Verizon Wireless embraces digital receipts

Wireless carrier will give customers the option to ditch paper receipts in more than 2,000 locations across the United States.
Written by Heather Clancy, Contributor

This news item is sort of ironic when you consider that some stores, such as my local Dunkin' Donuts coffee shop for example, will often give customers a free something-or-other if the cashier forgets to hand them a receipt.

But more retailers are extending the concept of paperless to their transaction process -- not just monthly billing. In that vein, the next time you visit a Verizon Wireless store for a new mobile phone or accessory, the transaction might be entirely digital. As in, you won't even be handed a receipt at the end of the sale.

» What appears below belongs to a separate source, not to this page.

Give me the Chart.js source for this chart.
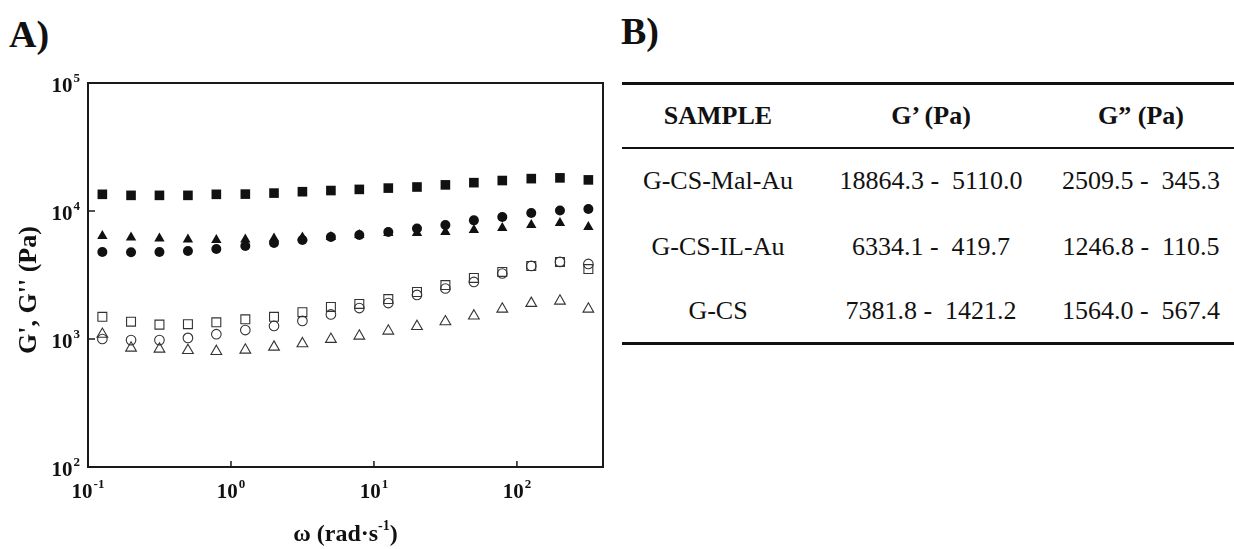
<!DOCTYPE html>
<html>
<head>
<meta charset="utf-8">
<script src="https://cdn.jsdelivr.net/npm/chart.js@4/dist/chart.umd.min.js"></script>
<style>
    body {
        margin: 0;
        width: 1234px;
        height: 549px;
        position: relative;
        overflow: hidden;
        background: #fff;
        color: #111;
        font-family: "Liberation Serif", "Times New Roman", serif;
    }
    .panel-label {
        position: absolute;
        font-size: 38px;
        font-weight: bold;
        line-height: 1;
    }
    #chartBox {
        position: absolute;
        left: 0;
        top: 0;
    }
    table.summary {
        position: absolute;
        left: 622px;
        top: 82px;
        width: 612px;
        border-collapse: collapse;
        font-size: 26px;
        table-layout: fixed;
    }
    table.summary th, table.summary td {
        text-align: center;
        padding: 0;
        white-space: pre;
    }
    table.summary thead tr {
        border-top: 3px solid #111;
        border-bottom: 2px solid #111;
        height: 64px;
    }
    table.summary tbody tr { height: 66px; }
    table.summary tbody tr:last-child {
        height: 64px;
        border-bottom: 3px solid #111;
    }
</style>
</head>
<body>
<div class="panel-label" style="left:9px; top:15px;">A)</div>
<div class="panel-label" style="left:621px; top:12px;">B)</div>

<div id="chartBox"><canvas id="rheoChart" width="620" height="549"></canvas></div>

<table class="summary">
    <colgroup><col style="width:192px"><col style="width:234px"><col style="width:186px"></colgroup>
    <thead>
        <tr><th>SAMPLE</th><th>G’ (Pa)</th><th>G” (Pa)</th></tr>
    </thead>
    <tbody>
        <tr><td>G-CS-Mal-Au</td><td>18864.3 -  5110.0</td><td>2509.5 -  345.3</td></tr>
        <tr><td>G-CS-IL-Au</td><td>6334.1 -  419.7</td><td>1246.8 -  110.5</td></tr>
        <tr><td>G-CS</td><td>7381.8 -  1421.2</td><td>1564.0 -  567.4</td></tr>
    </tbody>
</table>

<script>
// Angular frequency (rad/s)
const omega = [0.126, 0.2, 0.316, 0.5, 0.79, 1.26, 2.0, 3.16, 5.0, 7.9, 12.6, 20, 31.6, 50, 79, 126, 200, 316];

// Storage modulus G' (filled symbols)
const malAuStorage = [13500, 13250, 13250, 13250, 13500, 13550, 13800, 14150, 14450, 14750, 15100, 15400, 16000, 16650, 17300, 17900, 18150, 17500];
const ilAuStorage  = [6380, 6210, 6100, 5990, 5940, 5990, 6100, 6210, 6270, 6490, 6730, 6730, 6850, 7110, 7370, 7780, 8060, 7500];
const csStorage    = [4790, 4760, 4790, 4870, 5050, 5330, 5620, 5940, 6270, 6490, 6850, 7300, 7780, 8450, 8980, 9640, 10100, 10350];

// Loss modulus G'' (open symbols)
const malAuLoss = [1490, 1365, 1295, 1305, 1350, 1425, 1490, 1620, 1780, 1880, 2050, 2330, 2640, 3000, 3340, 3720, 4000, 3520];
const csLoss    = [1000, 980, 980, 1020, 1090, 1175, 1265, 1385, 1555, 1745, 1910, 2210, 2480, 2790, 3250, 3720, 4000, 3860];
const ilAuLoss  = [1090, 850, 835, 815, 800, 820, 865, 920, 995, 1055, 1155, 1255, 1365, 1515, 1715, 1900, 1980, 1715];

// Decade ticks and their exponents
const xTickValues = [0.1, 1, 10, 100];
const xTickExps = ['-1', '0', '1', '2'];
const yTickValues = [100, 1000, 10000, 100000];
const yTickExps = ['2', '3', '4', '5'];

const SERIF = '"Liberation Serif", "Times New Roman", serif';
const INK = '#111';

function toPoints(values) {
    return values.map((v, i) => ({ x: omega[i], y: v }));
}

/**
 * Draw "10" with a superscript exponent; align is 'center' or 'right'
 */
function drawPower(ctx, base, exp, x, y, align) {
    ctx.font = 'bold 21px ' + SERIF;
    const baseW = ctx.measureText(base).width;
    ctx.font = 'bold 13px ' + SERIF;
    const expW = ctx.measureText(exp).width;
    const total = baseW + expW + 1;
    let left = align === 'right' ? x - total : x - total / 2;
    ctx.textAlign = 'left';
    ctx.textBaseline = 'alphabetic';
    ctx.font = 'bold 21px ' + SERIF;
    ctx.fillText(base, left, y);
    ctx.font = 'bold 13px ' + SERIF;
    ctx.fillText(exp, left + baseW + 1, y - 10);
}

/**
 * Frame, inward ticks, power-of-ten labels and axis titles
 */
const frameAxesPlugin = {
    id: 'frameAxes',
    afterDraw: function(chart) {
        const ctx = chart.ctx;
        const area = chart.chartArea;
        const xs = chart.scales.x;
        const ys = chart.scales.y;
        ctx.save();
        ctx.strokeStyle = '#1a1a1a';
        ctx.lineWidth = 2;
        ctx.strokeRect(area.left, area.top, area.right - area.left, area.bottom - area.top);

        ctx.lineWidth = 1.5;
        xTickValues.forEach(v => {
            const px = xs.getPixelForValue(v);
            ctx.beginPath();
            ctx.moveTo(px, area.bottom);
            ctx.lineTo(px, area.bottom - 6);
            ctx.stroke();
        });
        yTickValues.forEach(v => {
            const py = ys.getPixelForValue(v);
            ctx.beginPath();
            ctx.moveTo(area.left, py);
            ctx.lineTo(area.left + 7, py);
            ctx.stroke();
        });

        ctx.fillStyle = INK;
        xTickValues.forEach((v, i) => {
            drawPower(ctx, '10', xTickExps[i], xs.getPixelForValue(v), area.bottom + 31, 'center');
        });
        yTickValues.forEach((v, i) => {
            drawPower(ctx, '10', yTickExps[i], area.left - 8, ys.getPixelForValue(v) + 9, 'right');
        });

        // y title
        ctx.save();
        ctx.translate(36, 290);
        ctx.rotate(-Math.PI / 2);
        ctx.font = 'bold 26px ' + SERIF;
        ctx.textAlign = 'center';
        ctx.textBaseline = 'alphabetic';
        ctx.fillText("G', G'' (Pa)", 0, 0);
        ctx.restore();

        // x title with superscript
        const cx = (area.left + area.right) / 2;
        const baseY = 541;
        ctx.font = 'bold 24px ' + SERIF;
        const partA = 'ω (rad·s';
        const partC = ')';
        const wA = ctx.measureText(partA).width;
        const wC = ctx.measureText(partC).width;
        ctx.font = 'bold 14px ' + SERIF;
        const wB = ctx.measureText('-1').width;
        let left = cx - (wA + wB + wC) / 2;
        ctx.textAlign = 'left';
        ctx.font = 'bold 24px ' + SERIF;
        ctx.fillText(partA, left, baseY);
        ctx.font = 'bold 14px ' + SERIF;
        ctx.fillText('-1', left + wA, baseY - 11);
        ctx.font = 'bold 24px ' + SERIF;
        ctx.fillText(partC, left + wA + wB, baseY);
        ctx.restore();
    }
};

function filledSet(label, values, style, radius) {
    return {
        label: label,
        data: toPoints(values),
        pointStyle: style,
        pointRadius: radius,
        pointHoverRadius: radius,
        backgroundColor: INK,
        borderColor: INK,
        borderWidth: 0,
        showLine: false
    };
}

function openSet(label, values, style, radius) {
    return {
        label: label,
        data: toPoints(values),
        pointStyle: style,
        pointRadius: radius,
        pointHoverRadius: radius,
        backgroundColor: 'rgba(0,0,0,0)',
        borderColor: '#333',
        borderWidth: 1.1,
        showLine: false
    };
}

const ctx = document.getElementById('rheoChart').getContext('2d');
new Chart(ctx, {
    type: 'scatter',
    data: {
        datasets: [
            openSet("G'' G-CS-Mal-Au", malAuLoss, 'rect', 6.3),
            openSet("G'' G-CS", csLoss, 'circle', 4.8),
            openSet("G'' G-CS-IL-Au", ilAuLoss, 'triangle', 6.2),
            filledSet("G' G-CS-Mal-Au", malAuStorage, 'rect', 6.8),
            filledSet("G' G-CS", csStorage, 'circle', 5),
            filledSet("G' G-CS-IL-Au", ilAuStorage, 'triangle', 6)
        ]
    },
    options: {
        responsive: false,
        animation: false,
        layout: { padding: { left: 88, top: 83, right: 17, bottom: 82 } },
        plugins: {
            legend: { display: false },
            tooltip: { enabled: false }
        },
        scales: {
            x: { type: 'logarithmic', min: 0.1, max: 400, display: false },
            y: { type: 'logarithmic', min: 100, max: 100000, display: false }
        }
    },
    plugins: [frameAxesPlugin]
});
</script>
</body>
</html>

That's because the wireless carrier has just introduced the concept of using digital receipts across more than 2,000 retail locations in the United States. If a customer doesn't want a paper receipt to document the visit, he or she will receive an e-mail that summarizes the transaction and the receipt will be added into his or her "My Verizon" online account management profile.

The concept was tested in about 300 Verizon Wireless stores before the broader introduction, according to the company.

The carrier is pitching the program as a more efficient way for its customers to manage their accounts, but (of course) there will be plenty of people who like having receipts floating around in their pockets or purses. Consider that various estimates figure that only 15 percent to 17 percent of people are opting for the wireless billing options that various companies offer. Maybe they're afraid they will spend more money if they can't hold the tangible proof of that in their hand?

More realistically, the effort is part of Verizon Wireless' push to use less paper and save money, operationally speaking. For example, Verizon Wireless saves almost 70,000 trees by delivering catalogs digitally, the company estimates. Not only is that a lot of forest saved, it's plenty of money that can be cut out of the printing budget.